What are the pros and cons of radiant floor heating systems?
Radiant floor heating systems are becoming an increasingly popular choice as reported by Canadian Contractor. Here are some of the reasons why — and for a balanced perspective —a couple of the potential drawbacks:
One of the biggest benefits of radiant floor heating systems is their energy-efficiency, and there are a few reasons for their enhanced efficiency.
Running costs are low with radiant heating systems due to their duct-less design, which eliminates leakage and energy loss that is typical with forced air. There are virtually no maintenance costs either.
Another big benefit of radiant floor systems is the high level of comfort they provide, particularly when it comes to consistent warmth.

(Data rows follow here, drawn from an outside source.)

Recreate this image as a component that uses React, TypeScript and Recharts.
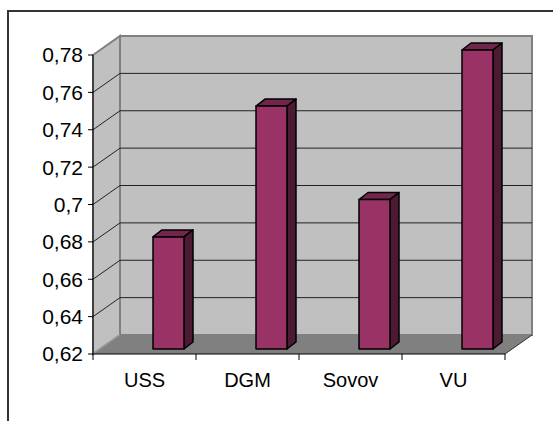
import React from 'react';
import { BarChart, Bar, XAxis, YAxis, ReferenceArea } from 'recharts';

const categories = ['USS', 'DGM', 'Sovov', 'VU'];
const values = [0.68, 0.75, 0.7, 0.78];
const yTicks = [0.62, 0.64, 0.66, 0.68, 0.7, 0.72, 0.74, 0.76, 0.78];

const data = categories.map((name, i) => ({ name, value: values[i] }));

const Y_MIN = yTicks[0];
const Y_MAX = yTicks[yTicks.length - 1];

const WALL_DX = 27;
const WALL_DY = -19;
const BAR_DX = 24;
const BAR_DY = -5;
const BAR_DEPTH_X = 9;
const BAR_DEPTH_Y = -7;

const FONT = '"Liberation Sans", Arial, sans-serif';

function Walls(props: any) {
  const { x, y, width, height } = props;
  if (x == null || y == null) return null;
  const bottom = y + height;
  const right = x + width;
  const yOf = (v: number) => y + (height * (Y_MAX - v)) / (Y_MAX - Y_MIN);
  const n = categories.length;
  const pts = (arr: number[][]) => arr.map((p) => p.join(',')).join(' ');
  return (
    <g>
      <polygon
        points={pts([
          [x, y],
          [x + WALL_DX, y + WALL_DY],
          [x + WALL_DX, bottom + WALL_DY],
          [x, bottom],
        ])}
        fill="#C0C0C0"
        stroke="#808080"
        strokeWidth={2}
      />
      <rect
        x={x + WALL_DX}
        y={y + WALL_DY}
        width={width}
        height={height}
        fill="#C0C0C0"
        stroke="#808080"
        strokeWidth={2}
      />
      {yTicks.slice(1, -1).map((t) => {
        const ty = yOf(t);
        return (
          <g key={t}>
            <line x1={x + WALL_DX} y1={ty + WALL_DY} x2={right + WALL_DX} y2={ty + WALL_DY} stroke="#222" strokeWidth={1} />
            <line x1={x} y1={ty} x2={x + WALL_DX} y2={ty + WALL_DY} stroke="#222" strokeWidth={1} />
          </g>
        );
      })}
      <polygon
        points={pts([
          [x, bottom],
          [right, bottom],
          [right + WALL_DX, bottom + WALL_DY],
          [x + WALL_DX, bottom + WALL_DY],
        ])}
        fill="#808080"
      />
      <line x1={x} y1={bottom} x2={x + WALL_DX} y2={bottom + WALL_DY} stroke="#A0A0A0" strokeWidth={1} />
      <line x1={right} y1={bottom} x2={right + WALL_DX} y2={bottom + WALL_DY} stroke="#333" strokeWidth={1} />
      {Array.from({ length: n + 1 }).map((_, i) => {
        const tx = x + (i * width) / n;
        return <line key={i} x1={tx} y1={bottom} x2={tx} y2={bottom + 6} stroke="#000" strokeWidth={1} />;
      })}
    </g>
  );
}

function Bar3D(props: any) {
  const { x, y, width, height } = props;
  if (x == null || y == null || !width) return null;
  const fx = x + BAR_DX;
  const fy = y + BAR_DY;
  const pts = (arr: number[][]) => arr.map((p) => p.join(',')).join(' ');
  return (
    <g stroke="#000" strokeWidth={1.5} strokeLinejoin="round">
      <polygon
        points={pts([
          [fx, fy],
          [fx + width, fy],
          [fx + width + BAR_DEPTH_X, fy + BAR_DEPTH_Y],
          [fx + BAR_DEPTH_X, fy + BAR_DEPTH_Y],
        ])}
        fill="#73264D"
      />
      <polygon
        points={pts([
          [fx + width, fy],
          [fx + width + BAR_DEPTH_X, fy + BAR_DEPTH_Y],
          [fx + width + BAR_DEPTH_X, fy + height + BAR_DEPTH_Y],
          [fx + width, fy + height],
        ])}
        fill="#4D1A33"
      />
      <rect x={fx} y={fy} width={width} height={height} fill="#993366" />
    </g>
  );
}

export default function App() {
  return (
    <div
      style={{
        position: 'absolute',
        left: 0,
        top: 0,
        width: 553,
        height: 421,
        overflow: 'hidden',
        background: '#fff',
      }}
    >
      <div
        style={{
          position: 'absolute',
          left: 7,
          top: 10,
          width: 600,
          height: 500,
          border: '2px solid #333',
          boxSizing: 'border-box',
        }}
      />
      <div style={{ position: 'absolute', left: 0, top: 0 }}>
        <BarChart
          width={553}
          height={421}
          data={data}
          margin={{ top: 55, right: 48, bottom: 37, left: 0 }}
          barCategoryGap={0}
        >
          <ReferenceArea y1={Y_MIN} y2={Y_MAX} ifOverflow="visible" shape={<Walls />} />
          <XAxis
            dataKey="name"
            height={30}
            tickLine={false}
            tickSize={6}
            tickMargin={13}
            axisLine={{ stroke: '#000', strokeWidth: 1 }}
            tick={{ fill: '#000', fontSize: 20, fontFamily: FONT }}
            interval={0}
          />
          <YAxis
            width={93}
            domain={[Y_MIN, Y_MAX]}
            ticks={yTicks}
            interval={0}
            tickSize={5}
            tickMargin={5}
            tickFormatter={(v: number) => String(v).replace('.', ',')}
            axisLine={{ stroke: '#000', strokeWidth: 1 }}
            tickLine={{ stroke: '#000', strokeWidth: 1 }}
            tick={{ fill: '#000', fontSize: 21, fontFamily: FONT }}
          />
          <Bar dataKey="value" barSize={31} isAnimationActive={false} shape={<Bar3D />} />
        </BarChart>
      </div>
    </div>
  );
}
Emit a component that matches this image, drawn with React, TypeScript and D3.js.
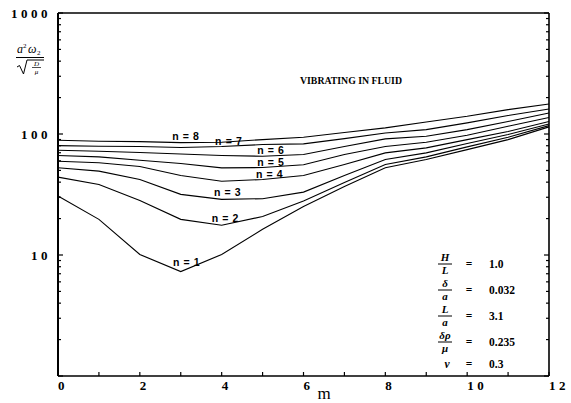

The problem with forced air is that the HVAC system distributes hot air and then once the temperature drops, the process repeats itself, leaving temperature inconsistencies. Furthermore, since hot air rises, heat is distributed above your head instead of at a level that makes sense.
Radiant floor heating systems are also quieter and better for those with allergies — the latter being due to the combination of oxygen-rich air and minimal air movement (unlike forced air systems that distribute dust and other particles around as they provide heat).
Radiant floor heating systems are durable, outlasting most home furnaces. In fact, proper maintenance will ensure the system lasts up to 35 years.
As we discussed in this blog post, radiant floor heating systems are easy to install (with the right products, of course). The Heat-Sheet® Radiant Floor Panel, for instance, provides the under-slab insulation and makes the installation of the pex piping super-fast and easy. And its modules form a grid that allows you to simply “walk the tube into place”, usually with a minimum of ties or staples.
While there are many more positives to radiant floor heating systems, there are a couple of cons to take note of:
Radiant floor heating systems typically have higher upfront costs with estimates being anywhere between $10.00 and $20.00 per square foot for labor and materials. An electrician will also be required to connect the system to a power supply. That said, these systems do pay for themselves over the long-term just as noted above.
It takes time for a high mass concrete slab to heat up or cool down. This means that making adjustments to the interior air temperature will take longer with a radiant floor heating system as compared to a forced air heating system.
Radiant floor heating systems can be applied to both new and retrofit floors, but in the case of a retrofit application, they do require that the existing floor be replaced before the radiant heating can be installed (unless there is some way for the floor to be accessed from underneath between floor joists).
While radiant floor heating systems do have higher upfront costs and require that the floor be replaced in retrofit applications, the pros tend to outweigh the negatives. From greater energy-efficiency to lower operating costs to enhanced comfort, it’s easy to see why more and more people are choosing radiant heat flooring systems.